Second thing that makes me want to exercise: Friends. In my previous post I mentioned wanting to work out only if I can shamelessly guilt friends into doing it with me. Recently I've been working out with some GREAT great friends, and that makes me feel socially connected whilst sweating and breathing hard. So its really a win-win. I don't think about the workout, but I actually do the workout, and I get closer to my friends. Perfect for my inner social butterfly.

Although I'd rather get skinny by watching a Bachelorette marathon and drinking a pina colada, I am being honest when I say that I tend to make healthier life choices when I work out regularly. I buy better groceries, manage my time more, stay hydrated, and just plain feel better. So despite my lack of desire for working out, I realize the variety of lifetime benefits it allows.
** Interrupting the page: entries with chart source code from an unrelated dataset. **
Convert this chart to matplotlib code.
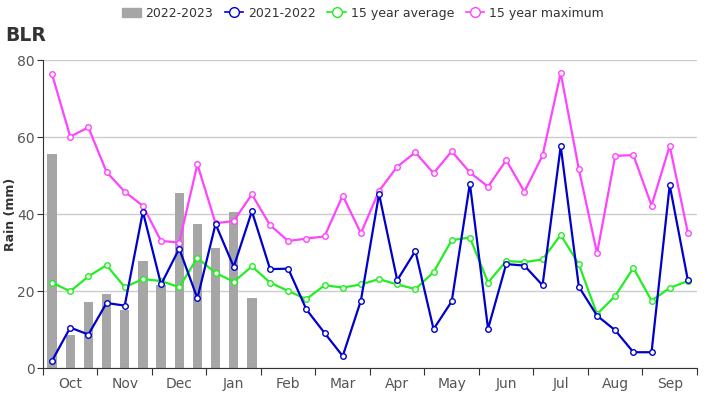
import numpy as np
import matplotlib.pyplot as plt
from matplotlib.patches import Patch
from matplotlib.lines import Line2D

months = ['Oct', 'Nov', 'Dec', 'Jan', 'Feb', 'Mar', 'Apr', 'May', 'Jun', 'Jul', 'Aug', 'Sep']

# dekadal rainfall (mm)
rain_2022_2023 = [55.7, 8.7, 17.2, 19.4, 15.1, 28.0, 21.6, 45.6, 37.5, 31.2, 40.6, 18.3]
rain_2021_2022 = [2.0, 10.6, 8.8, 17.0, 16.3, 40.7, 21.8, 31.1, 18.2, 37.5, 26.4, 40.8,
                  25.8, 25.9, 15.3, 9.2, 3.2, 17.6, 45.3, 22.9, 30.5, 10.2, 17.4, 48.0,
                  10.3, 27.1, 26.7, 21.6, 57.7, 21.2, 13.7, 9.9, 4.2, 4.2, 47.6, 22.9]
avg_15yr = [22.3, 20.0, 23.9, 26.8, 21.1, 23.2, 22.7, 21.1, 28.7, 24.8, 22.5, 26.5,
            22.3, 20.1, 18.0, 21.6, 21.0, 21.8, 23.2, 21.8, 20.6, 25.0, 33.3, 34.0,
            22.3, 27.9, 27.6, 28.3, 34.7, 27.0, 14.1, 18.8, 26.1, 17.6, 20.9, 22.7]
max_15yr = [76.4, 60.2, 62.6, 51.0, 45.9, 42.2, 33.1, 32.7, 53.0, 37.7, 38.3, 45.2,
            37.2, 33.1, 33.7, 34.3, 44.9, 35.1, 46.1, 52.4, 56.1, 50.7, 56.4, 50.9,
            47.2, 54.1, 45.9, 55.3, 76.7, 51.7, 29.9, 55.2, 55.4, 42.3, 57.8, 35.2]

c_bar = '#a6a6a6'
c_blue = '#0000cc'
c_green = '#22ee22'
c_pink = '#ff44ff'

fig = plt.figure(figsize=(7.26, 4.0), dpi=100)
ax = fig.add_axes([0.0592, 0.079, 0.9008, 0.770])

x = np.arange(36)
ax.bar(np.arange(len(rain_2022_2023)), rain_2022_2023, width=0.52, color=c_bar, zorder=2)

mk = dict(marker='o', markersize=4, markerfacecolor='white', markeredgewidth=1.0, linewidth=1.6, zorder=3)
ax.plot(x, max_15yr, color=c_pink, markeredgecolor=c_pink, **mk)
ax.plot(x, avg_15yr, color=c_green, markeredgecolor=c_green, **mk)
ax.plot(x, rain_2021_2022, color=c_blue, markeredgecolor=c_blue, **mk)

ax.set_xlim(-0.5, 35.5)
ax.set_ylim(0, 80)
ax.set_yticks([0, 20, 40, 60, 80])
ax.grid(axis='y', color='#cccccc', linewidth=1, zorder=0)
ax.set_axisbelow(True)

ax.set_xticks(np.arange(-0.5, 36, 3))
ax.set_xticklabels([])
ax.set_xticks(np.arange(1, 36, 3), minor=True)
ax.set_xticklabels(months, minor=True)
ax.tick_params(axis='x', which='major', length=5, color='#333333')
ax.tick_params(axis='x', which='minor', length=0, labelsize=10, labelcolor='#555555', pad=6)
ax.tick_params(axis='y', length=4, color='#333333', labelsize=10, labelcolor='#555555', pad=2)

for s in ['top', 'right']:
    ax.spines[s].set_visible(False)
ax.spines['left'].set_color('#333333')
ax.spines['bottom'].set_color('#333333')

ax.set_ylabel('Rain (mm)', fontsize=9, fontweight='bold', color='#333333', va='center')
ax.yaxis.set_label_coords(-0.050, 0.5)

fig.text(0.007, 0.912, 'BLR', fontsize=13.5, fontweight='bold', color='#333333', va='center')

handles = [
    Patch(facecolor=c_bar, edgecolor=c_bar),
    Line2D([], [], color=c_blue, marker='o', markersize=7, markerfacecolor='white', markeredgecolor=c_blue, linewidth=1.2),
    Line2D([], [], color=c_green, marker='o', markersize=7, markerfacecolor='white', markeredgecolor=c_green, linewidth=1.2),
    Line2D([], [], color=c_pink, marker='o', markersize=7, markerfacecolor='white', markeredgecolor=c_pink, linewidth=1.2),
]
labels = ['2022-2023', '2021-2022', '15 year average', '15 year maximum']
fig.legend(handles, labels, loc='center', bbox_to_anchor=(0.5, 0.967), ncol=4, frameon=False,
           fontsize=9, labelcolor='#333333', handlelength=1.5, handletextpad=0.4, columnspacing=0.9)

fig.savefig('out.png', dpi=100)
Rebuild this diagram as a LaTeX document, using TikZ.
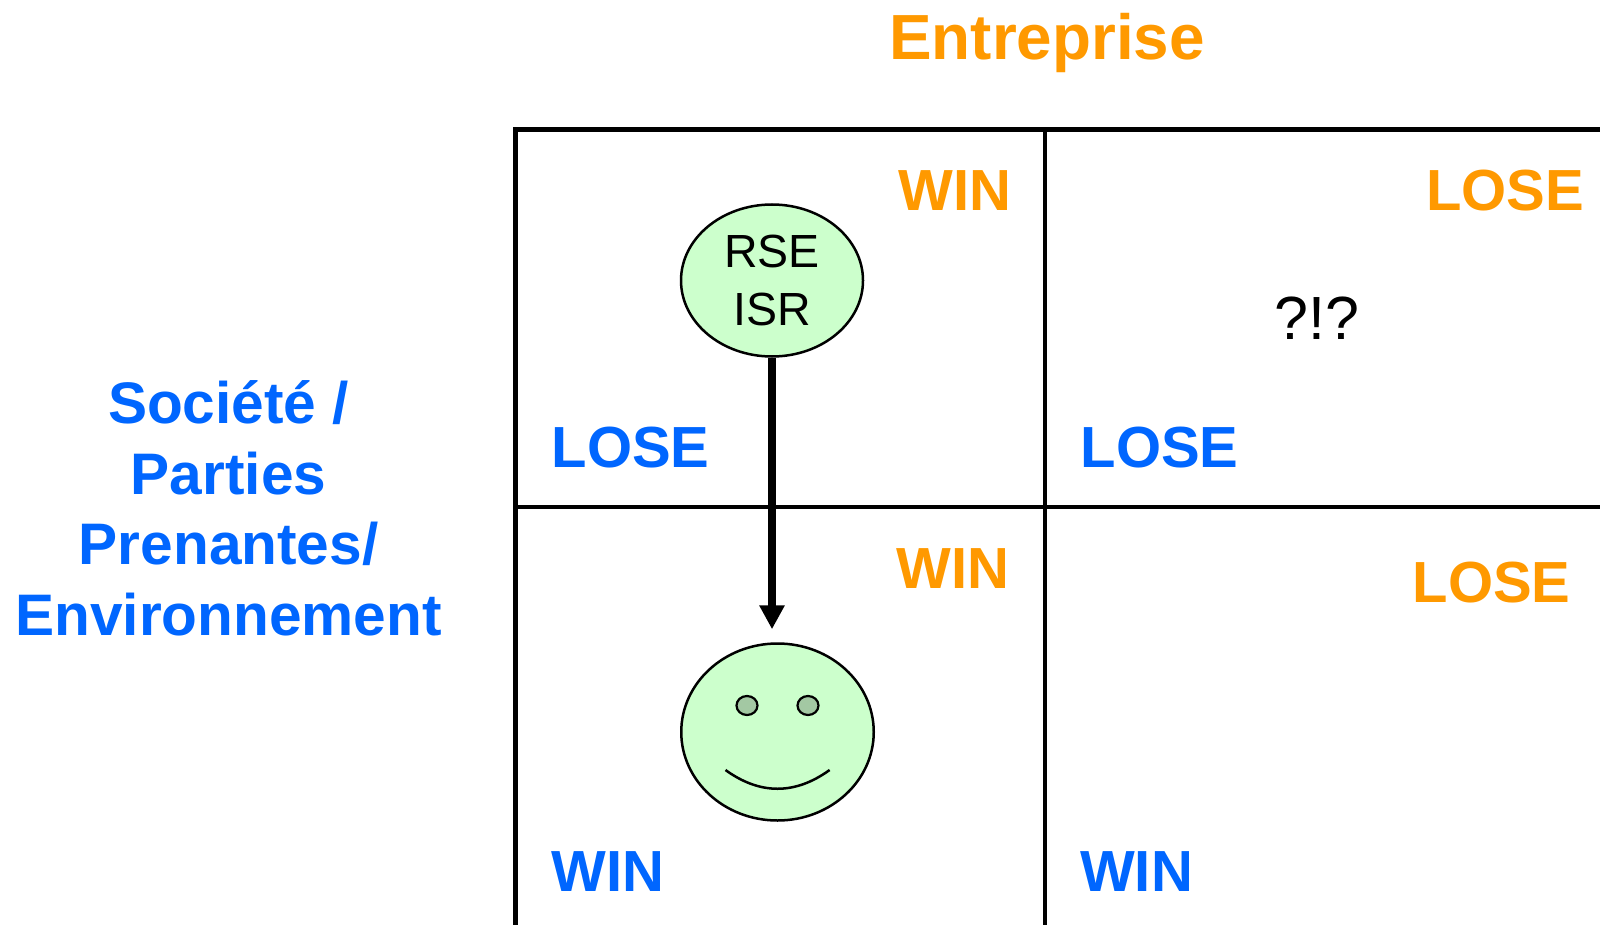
\documentclass[tikz,border=0pt]{standalone}
\usepackage{fontspec}
\setmainfont{Liberation Sans}
\usetikzlibrary{arrows.meta,shapes.geometric}
\definecolor{firmorange}{HTML}{FF9900}
\definecolor{socblue}{HTML}{0066FF}
\definecolor{facegreen}{HTML}{CCFFCC}
\definecolor{eyegreen}{HTML}{A3C8A3}
\tikzset{
  gridline/.style={black,line width=4.5pt},
  firmtext/.style={firmorange,inner sep=0pt,anchor=base west,font=\bfseries\fontsize{58}{60}\selectfont},
  soctext/.style={socblue,inner sep=0pt,anchor=base west,font=\bfseries\fontsize{58}{60}\selectfont},
  headtext/.style={inner sep=0pt,anchor=base,font=\bfseries\fontsize{58.6}{70.5}\selectfont},
  blob/.style={ellipse,draw=black,line width=2.5pt,fill=facegreen,inner sep=0pt},
  eye/.style={ellipse,draw=black,line width=2.2pt,fill=eyegreen,minimum width=21pt,minimum height=19pt,inner sep=0pt},
}
\begin{document}
\begin{tikzpicture}[x=1pt,y=-1pt]
\useasboundingbox (0,0) rectangle (1600,925);
% grid
\draw[gridline] (515.5,925) -- (515.5,127.5);
\draw[gridline] (515.5,129.5) -- (1600,129.5);
\draw[gridline,line width=4pt] (1045,129.5) -- (1045,925);
\draw[gridline,line width=4pt] (515.5,507) -- (1600,507);
% titles
\node[headtext,firmorange,font=\bfseries\fontsize{63.8}{70}\selectfont] (firm) at (1047,60) {Entreprise};
\node[headtext,socblue,align=center] (soc) at (228.6,635) {Société /\\Parties\\Prenantes/\\Environnement};
% quadrants
\node[firmtext] (firmA) at (898.5,210.5) {WIN};
\node[firmtext] (firmB) at (1426,210.5) {LOSE};
\node[firmtext] (firmC) at (896.5,588.5) {WIN};
\node[firmtext] (firmD) at (1412.5,602.5) {LOSE};
\node[soctext] (socA) at (551.5,467) {LOSE};
\node[soctext] (socB) at (1080.5,467.5) {LOSE};
\node[soctext] (socC) at (551.5,891) {WIN};
\node[soctext] (socD) at (1080,891) {WIN};
\node[inner sep=0pt,anchor=base,font=\fontsize{61}{60}\selectfont] (what) at (1317,339) {?!?};
% blobs
\node[blob,minimum width=182pt,minimum height=152pt,align=center,font=\fontsize{46.5}{58}\selectfont] (rse) at (772,280.5) {RSE\\ISR};
\node[blob,minimum width=192.5pt,minimum height=177pt] (face) at (777.5,732) {};
\node[eye] (eyeL) at (747,705.5) {};
\node[eye] (eyeR) at (808,705.5) {};
\draw[black,line width=2.5pt] (725.5,770) .. controls (760,795) and (795,795) .. (829.6,770);
\draw[-{Triangle[length=24pt,width=24pt]},black,line width=7.5pt,shorten >=13pt] (rse.south) -- (rse.south |- face.north);
\end{tikzpicture}
\end{document}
So in conclusion, the thorn in my side is still a thorn in my side (who am I kidding, this feeling doesn't change overnight). But I'm actually exercising now each week and that's a HUGE step in the right direction. So maybe the thorn isn't so bad after all.

Thursday, June 24, 2010

Confessions

Confessions about my life that I might be too embarrassed to tell you in person:

Confession #1. I'm lazy. I could sit on the couch for hours at a time with laundry everywhere, work undone, toenail polish chipping, and not even care. As long as I have a book, my computer, MTV and a snack, I'm set.

Confession #2. I hate working out. And I only do it when friends are doing it so I can shamelessly guilt them into talking to me. I would do anything for friends. I want to be skinnier, but then again...I'm lazy.

Confession #3.  I've read the Twilight books more in the last month than I've read the Bible.

Confession #4. I love Twilight so much that I bought Twilight plates and napkins for my 25th birthday party.

Confession #5. I have a hard time being around people that are making bad life decisions. People that aren't living up to their potential and are willingly ignoring it frustrate me. Some people don't realize they're meant for more.

Confession #6. I'm afraid that I might love my cat more than I might love my future children. And yes I'm being serious.

Confession #7. I hated my hair on my wedding day.

Confession #8. I LOVE McDonalds cheeseburgers. And fries. And Coke. Go ahead, judge me.

Confession #9. My dream job would involve novel reading, lots of people, naps, kittens and snacks.

Confession #10. I've spent the last hour and a half watching interviews with Robert Pattinson and Kristen Stewart, aka Bella Swan and Edward Cullen from Twilight.